Perhaps the most prolific cartoonist ever for the high-middlebrow/nobrow New Yorker, and creator of the story that inspired the quatsch film Shrek, WILLIAM STEIG (1907-2003) might not seem an obvious hero for HiLobrow.com. Ladies and gentlemen of the jury, there are mitigating circumstances. As a child of socialist parents who didn’t want their children to be on either side of the business/labor exploitation dyad, Steig dreamed of being a hobo — and began drawing for the New Yorker to support his family during the Depression. His favorite “symbolicker” was William Blake. His doctor, the transgressive psychologist Wilhelm Reich, was an important influence: Steig owned an orgone energy accumulator, a device designed by Reich to transfer entropic orgasmic power to the accumulator’s occupant. Nor is it just his life that’s more highbrow (or hilobrow) than middlebrow.

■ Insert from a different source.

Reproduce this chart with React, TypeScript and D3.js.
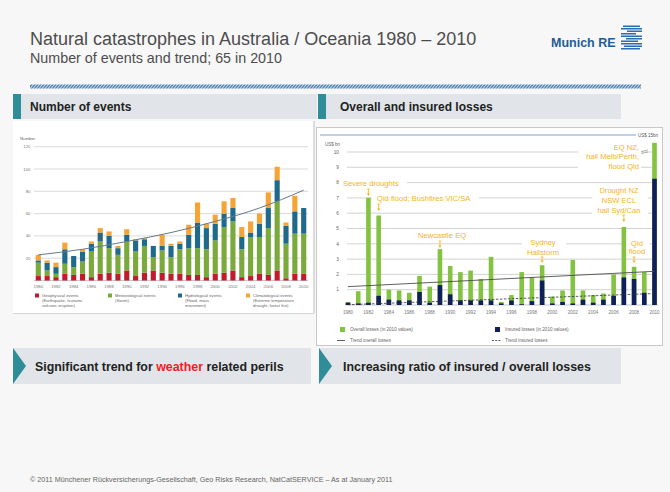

From the picture book Amos & Boris: “One night, in a phosphorescent sea, he marveled at the sight of some whales spouting luminous water; and later, lying on the deck of his boat gazing at the immense, starry sky, the tiny mouse Amos, a little speck of a living thing in the vast living universe, felt thoroughly akin to it all.” As you read this to your four-year-old at bedtime, imagine Steig writing it in his accumulator — his children’s literature is notable for its combination of precise sentence structure and earnest explorations of the numinous. Quatsch can’t touch this.